What is life like as a 'strongman'?

They cram themselves into small hatchbacks, spill over airline seats and travel the world on their own money for acclaim and camaraderie. Chris Stokel-Walker meets those competing to be the world's strongest man.
Standing 6ft 4in (1.93m) tall, weighing 21 stone (133kg) and with 22-inch biceps rippling out of his red t-shirt, Mark Felix is an immovable man mountain.
Felix was one of 12 men who competed at Gateshead's International Stadium for the right to attend the final of this month's World's Strongest Man competition in China.
The soft-spoken Grenadian, who lives near Accrington, is a seven-time World's Strongest Man competitor. At 47, he is older than many strongmen.
"With strongman training you need to get everything involved - from power lifting, to Olympic lifting, to general bodybuilding training," he explains.
A strongman event can see competitors loading a vehicle with heavy items, the yoke, where they carry 1,000lbs (454kg) 30m in 60 seconds, the deadlift, the shield carry, repetition lifting of a log, and the distinctive Atlas stones event.
A tweeted picture from Felix of a tuck box he had prepared for the contest shows a collection of almonds, chocolate, blueberries and oat flapjacks, alongside energy drinks.
"We have nuts and plenty of fruits and veg," he says. Felix's daily diet consists of six meals a day, accumulating 7,500 calories in all.
There's a lot of waiting around, he explains, in airports, hotels and motorway service stations on the way to and from competitions.
Though Felix is one of the best-known names in the UK sport, he sometimes works odd jobs as a plasterer when he takes time away from competitions to let his body recover.

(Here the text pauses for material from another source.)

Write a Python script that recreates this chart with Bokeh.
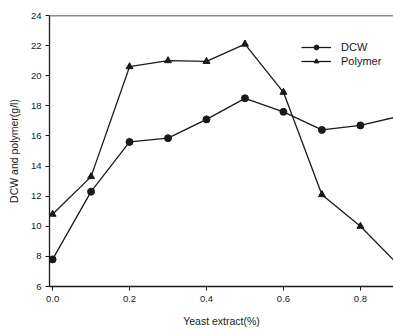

Fellow competitor Lloyd Renals is an NHS physio. With a bald head, large beard and calves as big as many people's thighs, Renals looks rather like the stereotype of a lumberjack.
When Renals taps out a text on his mobile phone, it looks tiny in his hands.
Comments:
Strong men are amazing athletes. To accumulate so much muscle and maintain it requires many calories. (Some strong men have to keep eating otherwise they can lose muscle mass).
When the emphasis is on strength and a little on stamina there is little interest in cutting.